(Code that draws figures)
= = = =

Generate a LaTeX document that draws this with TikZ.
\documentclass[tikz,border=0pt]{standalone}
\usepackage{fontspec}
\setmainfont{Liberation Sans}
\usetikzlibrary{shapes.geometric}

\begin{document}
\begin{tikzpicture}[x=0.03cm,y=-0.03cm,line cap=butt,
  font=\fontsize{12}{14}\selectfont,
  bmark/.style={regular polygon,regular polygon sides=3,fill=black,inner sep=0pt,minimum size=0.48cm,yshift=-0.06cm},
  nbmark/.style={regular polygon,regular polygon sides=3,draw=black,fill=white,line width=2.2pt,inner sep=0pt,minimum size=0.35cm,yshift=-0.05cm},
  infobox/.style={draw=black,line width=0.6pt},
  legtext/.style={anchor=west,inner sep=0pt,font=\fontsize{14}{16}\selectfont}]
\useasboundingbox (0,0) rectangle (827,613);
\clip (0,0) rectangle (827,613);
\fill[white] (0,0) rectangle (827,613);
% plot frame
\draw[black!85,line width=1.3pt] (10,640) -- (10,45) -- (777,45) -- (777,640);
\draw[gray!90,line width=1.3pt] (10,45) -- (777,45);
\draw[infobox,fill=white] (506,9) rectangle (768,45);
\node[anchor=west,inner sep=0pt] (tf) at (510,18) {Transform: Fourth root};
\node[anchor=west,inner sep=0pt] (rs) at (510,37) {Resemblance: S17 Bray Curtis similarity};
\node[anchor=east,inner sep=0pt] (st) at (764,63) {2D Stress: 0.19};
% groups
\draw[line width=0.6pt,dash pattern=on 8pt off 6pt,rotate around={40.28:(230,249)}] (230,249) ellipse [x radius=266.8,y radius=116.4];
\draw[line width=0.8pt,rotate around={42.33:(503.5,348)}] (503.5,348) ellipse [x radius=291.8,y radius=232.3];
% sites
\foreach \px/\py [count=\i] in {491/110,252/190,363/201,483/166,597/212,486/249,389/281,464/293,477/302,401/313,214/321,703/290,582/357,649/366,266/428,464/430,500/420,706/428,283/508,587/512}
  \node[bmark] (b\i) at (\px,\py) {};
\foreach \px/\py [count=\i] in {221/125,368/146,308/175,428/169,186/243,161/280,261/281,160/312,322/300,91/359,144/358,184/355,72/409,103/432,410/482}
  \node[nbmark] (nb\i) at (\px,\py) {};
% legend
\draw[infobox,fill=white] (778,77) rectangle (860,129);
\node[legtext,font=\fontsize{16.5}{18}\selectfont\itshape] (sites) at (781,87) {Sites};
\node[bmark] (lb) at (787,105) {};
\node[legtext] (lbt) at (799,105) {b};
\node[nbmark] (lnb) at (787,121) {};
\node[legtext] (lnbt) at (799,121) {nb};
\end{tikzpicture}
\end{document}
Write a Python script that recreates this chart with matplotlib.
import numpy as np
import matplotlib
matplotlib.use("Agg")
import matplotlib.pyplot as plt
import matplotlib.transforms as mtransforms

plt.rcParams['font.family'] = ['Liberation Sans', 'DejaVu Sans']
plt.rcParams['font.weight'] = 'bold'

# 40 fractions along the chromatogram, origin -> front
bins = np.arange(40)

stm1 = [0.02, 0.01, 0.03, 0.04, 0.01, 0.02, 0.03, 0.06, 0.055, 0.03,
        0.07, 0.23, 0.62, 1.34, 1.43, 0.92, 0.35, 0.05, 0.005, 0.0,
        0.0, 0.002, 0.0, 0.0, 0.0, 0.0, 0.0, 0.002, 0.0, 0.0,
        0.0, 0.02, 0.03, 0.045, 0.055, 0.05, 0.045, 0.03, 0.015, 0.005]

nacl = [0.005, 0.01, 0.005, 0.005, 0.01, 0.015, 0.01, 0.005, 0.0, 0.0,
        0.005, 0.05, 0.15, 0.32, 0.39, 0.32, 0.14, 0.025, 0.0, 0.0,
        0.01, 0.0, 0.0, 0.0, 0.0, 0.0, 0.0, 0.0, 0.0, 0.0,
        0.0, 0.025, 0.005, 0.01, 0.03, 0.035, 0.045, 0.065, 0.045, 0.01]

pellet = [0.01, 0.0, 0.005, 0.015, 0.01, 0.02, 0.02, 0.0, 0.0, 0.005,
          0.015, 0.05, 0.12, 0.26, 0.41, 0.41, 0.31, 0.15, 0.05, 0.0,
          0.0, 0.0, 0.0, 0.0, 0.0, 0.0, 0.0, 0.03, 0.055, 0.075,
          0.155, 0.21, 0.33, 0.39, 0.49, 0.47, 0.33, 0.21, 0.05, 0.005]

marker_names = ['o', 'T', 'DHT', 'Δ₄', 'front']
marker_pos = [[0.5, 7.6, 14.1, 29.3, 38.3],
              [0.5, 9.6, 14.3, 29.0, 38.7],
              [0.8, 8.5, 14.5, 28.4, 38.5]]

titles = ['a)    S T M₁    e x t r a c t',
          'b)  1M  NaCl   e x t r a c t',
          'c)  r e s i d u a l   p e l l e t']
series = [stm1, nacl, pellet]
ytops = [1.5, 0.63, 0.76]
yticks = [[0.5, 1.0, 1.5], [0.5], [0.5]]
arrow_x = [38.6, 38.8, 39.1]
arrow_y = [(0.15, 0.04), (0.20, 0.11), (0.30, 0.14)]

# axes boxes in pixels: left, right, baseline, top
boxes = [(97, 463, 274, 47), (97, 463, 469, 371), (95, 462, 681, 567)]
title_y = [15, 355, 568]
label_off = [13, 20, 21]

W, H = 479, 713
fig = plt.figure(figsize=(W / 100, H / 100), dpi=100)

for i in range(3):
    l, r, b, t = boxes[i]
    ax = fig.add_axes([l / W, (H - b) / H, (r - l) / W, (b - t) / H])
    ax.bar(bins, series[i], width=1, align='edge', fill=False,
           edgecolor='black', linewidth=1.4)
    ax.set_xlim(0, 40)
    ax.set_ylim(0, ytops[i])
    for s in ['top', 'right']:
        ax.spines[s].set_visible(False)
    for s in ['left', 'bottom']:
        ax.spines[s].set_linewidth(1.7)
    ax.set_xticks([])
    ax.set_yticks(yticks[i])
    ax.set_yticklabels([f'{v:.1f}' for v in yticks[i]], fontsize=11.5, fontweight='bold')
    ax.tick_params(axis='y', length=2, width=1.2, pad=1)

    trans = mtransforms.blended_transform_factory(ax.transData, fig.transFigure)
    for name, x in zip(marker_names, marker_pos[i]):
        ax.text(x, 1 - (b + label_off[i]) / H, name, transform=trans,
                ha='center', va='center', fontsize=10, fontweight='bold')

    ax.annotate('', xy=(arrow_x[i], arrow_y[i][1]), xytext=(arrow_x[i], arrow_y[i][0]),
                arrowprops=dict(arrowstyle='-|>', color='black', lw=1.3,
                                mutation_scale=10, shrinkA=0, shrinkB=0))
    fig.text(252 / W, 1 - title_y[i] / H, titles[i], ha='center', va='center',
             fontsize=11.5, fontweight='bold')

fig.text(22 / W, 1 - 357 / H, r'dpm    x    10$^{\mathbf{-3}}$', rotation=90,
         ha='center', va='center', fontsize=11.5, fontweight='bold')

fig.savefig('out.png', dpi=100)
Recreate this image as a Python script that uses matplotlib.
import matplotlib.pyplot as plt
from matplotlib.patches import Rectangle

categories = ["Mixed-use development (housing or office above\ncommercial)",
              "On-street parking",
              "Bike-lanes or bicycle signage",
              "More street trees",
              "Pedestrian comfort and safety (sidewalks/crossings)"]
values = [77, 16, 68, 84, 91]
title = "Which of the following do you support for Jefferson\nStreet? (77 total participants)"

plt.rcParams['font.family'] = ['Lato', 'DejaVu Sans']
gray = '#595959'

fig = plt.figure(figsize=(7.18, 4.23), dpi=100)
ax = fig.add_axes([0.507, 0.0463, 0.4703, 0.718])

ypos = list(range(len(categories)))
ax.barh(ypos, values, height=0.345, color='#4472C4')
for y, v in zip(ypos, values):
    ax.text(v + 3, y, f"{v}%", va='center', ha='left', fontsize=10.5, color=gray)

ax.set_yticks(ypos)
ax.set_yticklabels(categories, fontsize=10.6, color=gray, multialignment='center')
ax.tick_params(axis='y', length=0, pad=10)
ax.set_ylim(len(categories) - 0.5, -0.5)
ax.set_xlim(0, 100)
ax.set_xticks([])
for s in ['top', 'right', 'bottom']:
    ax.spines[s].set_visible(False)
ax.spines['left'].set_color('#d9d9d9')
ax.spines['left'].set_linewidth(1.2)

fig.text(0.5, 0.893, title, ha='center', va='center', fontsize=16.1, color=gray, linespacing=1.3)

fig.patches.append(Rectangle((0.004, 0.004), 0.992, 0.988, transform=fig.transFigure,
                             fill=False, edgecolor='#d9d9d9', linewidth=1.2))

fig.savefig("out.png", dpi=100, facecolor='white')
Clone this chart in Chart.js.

= = = =

> STATED GOAL
Print exactly the lines above from the one with "Recreate this image" to the one with "from matplotlib.patches import Rectangle", including both.

> EXERCISE OUTPUT
Recreate this image as a Python script that uses matplotlib.
import matplotlib.pyplot as plt
from matplotlib.patches import Rectangle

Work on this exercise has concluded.